Effects of heterogeneities on the voltage-induced filament formation in VO₂-based neuromorphic devices

VO₂ is a key material for the construction of memresitive devices with neuromorphic function due to its electrically induced resistive switching and conductive filament formation. In this work we provide numerical simulations and structural analysis of the filament formation in VO₂ devices in support of recent dark-field X-ray microscopy (DFXM) measurements, which is a novel full-field X-ray imaging technique that captures the filament formation process operando. We use the Mott resistor network (MRN) model to mesoscopically describe the VO₂ sample as a two-dimensional grid of resistors such that each one’s resistance depends on the local temperature via a Landau free energy functional.
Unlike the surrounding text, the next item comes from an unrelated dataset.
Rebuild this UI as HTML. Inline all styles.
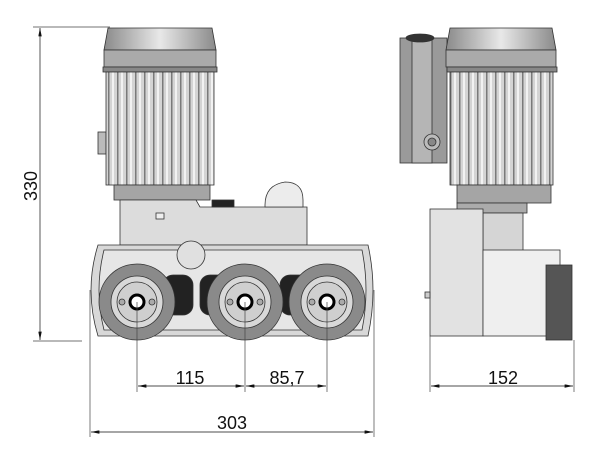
<!DOCTYPE html>
<html><head><style>body{margin:0;background:#fff}svg{display:block}</style></head><body>
<svg width="607" height="449" viewBox="0 0 607 449" xmlns="http://www.w3.org/2000/svg" font-family="Liberation Sans, sans-serif">
<defs>
<linearGradient id="cap" x1="0" x2="1"><stop offset="0" stop-color="#8a8a8a"/><stop offset=".5" stop-color="#e8e8e8"/><stop offset="1" stop-color="#8a8a8a"/></linearGradient>
<marker id="a" viewBox="0 0 12 5" refX="12" refY="2.5" markerWidth="12" markerHeight="5" orient="auto-start-reverse"><path d="M0,0L12,2.5L0,5z" fill="#111"/></marker>
<pattern id="fins" width="9" height="10" patternUnits="userSpaceOnUse"><rect width="9" height="10" fill="#d4d4d4"/><rect x="0" width="1.5" height="10" fill="#7a7a7a"/><rect x="4" width="2" height="10" fill="#f2f2f2"/></pattern>
</defs>
<g stroke="#333" stroke-width="0.8">
<rect x="98" y="132" width="8" height="22" fill="#bbb"/>
<path d="M108,28 L212,28 L216,50 L104,50Z" fill="url(#cap)"/>
<rect x="104" y="50" width="112" height="17" fill="#aaa"/>
<rect x="103" y="67" width="114" height="5" fill="#888"/>
<rect x="106" y="72" width="108" height="113" fill="url(#fins)"/>
<rect x="114" y="185" width="96" height="15" fill="#a5a5a5"/>
<path d="M120,200 L196,200 L200,207 L307,207 L307,245 L120,245Z" fill="#dcdcdc"/>
<rect x="212" y="200" width="22" height="7" fill="#222"/>
<rect x="156" y="213" width="8" height="6" fill="#eee"/>
<path d="M265,205 Q265,185 285,182 Q303,182 303,200 L303,207 L265,207Z" fill="#ececec"/>
<path d="M98,245 L368,245 Q378,290 368,336 L98,336 Q84,290 98,245Z" fill="#d8d8d8"/>
<path d="M104,250 L362,250 Q370,290 362,330 L104,330 Q94,290 104,250Z" fill="#e6e6e6"/>
<circle cx="191" cy="255" r="14" fill="#e0e0e0"/>
<rect x="163" y="275" width="30" height="40" rx="10" fill="#222"/>
<rect x="200" y="275" width="28" height="40" rx="10" fill="#222"/>
<rect x="280" y="275" width="30" height="40" rx="10" fill="#222"/>
<g>
<circle cx="137" cy="302" r="38" fill="#8a8a8a"/><circle cx="137" cy="302" r="26" fill="#d8d8d8"/><circle cx="137" cy="302" r="20" fill="#cfcfcf"/><circle cx="137" cy="302" r="7" fill="#fff" stroke="#000" stroke-width="3"/><circle cx="122" cy="302" r="3" fill="#aaa"/><circle cx="152" cy="302" r="3" fill="#aaa"/>
<circle cx="245" cy="302" r="38" fill="#8a8a8a"/><circle cx="245" cy="302" r="26" fill="#d8d8d8"/><circle cx="245" cy="302" r="20" fill="#cfcfcf"/><circle cx="245" cy="302" r="7" fill="#fff" stroke="#000" stroke-width="3"/><circle cx="230" cy="302" r="3" fill="#aaa"/><circle cx="260" cy="302" r="3" fill="#aaa"/>
<circle cx="327" cy="302" r="38" fill="#8a8a8a"/><circle cx="327" cy="302" r="26" fill="#d8d8d8"/><circle cx="327" cy="302" r="20" fill="#cfcfcf"/><circle cx="327" cy="302" r="7" fill="#fff" stroke="#000" stroke-width="3"/><circle cx="312" cy="302" r="3" fill="#aaa"/><circle cx="342" cy="302" r="3" fill="#aaa"/>
</g>
<rect x="400" y="38" width="47" height="125" fill="#9a9a9a"/>
<rect x="412" y="38" width="20" height="125" fill="#b5b5b5"/>
<ellipse cx="420" cy="38" rx="14" ry="4" fill="#333"/>
<circle cx="432" cy="142" r="8" fill="#bbb"/><circle cx="432" cy="142" r="4" fill="#888"/>
<path d="M450,28 L552,28 L556,50 L446,50Z" fill="url(#cap)"/>
<rect x="446" y="50" width="110" height="17" fill="#aaa"/>
<rect x="447" y="67" width="110" height="5" fill="#888"/>
<rect x="450" y="72" width="103" height="113" fill="url(#fins)"/>
<rect x="457" y="185" width="94" height="18" fill="#a5a5a5"/>
<rect x="457" y="203" width="70" height="10" fill="#ababab"/>
<rect x="483" y="213" width="40" height="40" fill="#d5d5d5"/>
<rect x="430" y="209" width="53" height="127" fill="#e2e2e2"/>
<rect x="483" y="250" width="77" height="86" fill="#efefef"/>
<rect x="546" y="265" width="26" height="75" fill="#555"/>
<rect x="425" y="292" width="5" height="6" fill="#ccc"/>
</g>
<g stroke="#444" stroke-width="0.7" fill="none">
<line x1="33" y1="27" x2="110" y2="27"/><line x1="33" y1="341" x2="82" y2="341"/>
<line x1="40" y1="28" x2="40" y2="340" stroke="#111" marker-start="url(#a)" marker-end="url(#a)"/>
<line x1="137" y1="302" x2="137" y2="392"/><line x1="245" y1="302" x2="245" y2="392"/><line x1="327" y1="302" x2="327" y2="392"/>
<line x1="90" y1="290" x2="90" y2="437"/><line x1="374" y1="290" x2="374" y2="437"/>
<line x1="430" y1="336" x2="430" y2="392"/><line x1="574" y1="340" x2="574" y2="392"/>
<line x1="138" y1="386" x2="244" y2="386" stroke="#111" marker-start="url(#a)" marker-end="url(#a)"/>
<line x1="246" y1="386" x2="326" y2="386" stroke="#111" marker-start="url(#a)" marker-end="url(#a)"/>
<line x1="431" y1="386" x2="573" y2="386" stroke="#111" marker-start="url(#a)" marker-end="url(#a)"/>
<line x1="91" y1="432" x2="373" y2="432" stroke="#111" marker-start="url(#a)" marker-end="url(#a)"/>
</g>
<g fill="#111" font-size="18" text-anchor="middle">
<text x="190" y="384">115</text>
<text x="287" y="384">85,7</text>
<text x="503" y="384">152</text>
<text x="232" y="429">303</text>
<text transform="translate(37,186) rotate(-90)">330</text>
</g>
</svg>
</body></html>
Our simulations demonstrate that the rutile metallic filaments of the VO₂ sample can contain isolated monoclinic clusters, in agreement with the experimental DFXM data and indicating structural non-uniformity within the conducting filament. Additionally, we reproduce recent experimental findings that indicate a new medium-term memory mechanism in VO₂ mediated by sites that tend to switch at significantly lower voltages after electrical cycling, a tendency that persists through brief cooling. These numerical simulations and experimental observations provide insight into the subtle structural features of the filamentary channel and surrounding regions during voltage cycling in VO₂-based devices.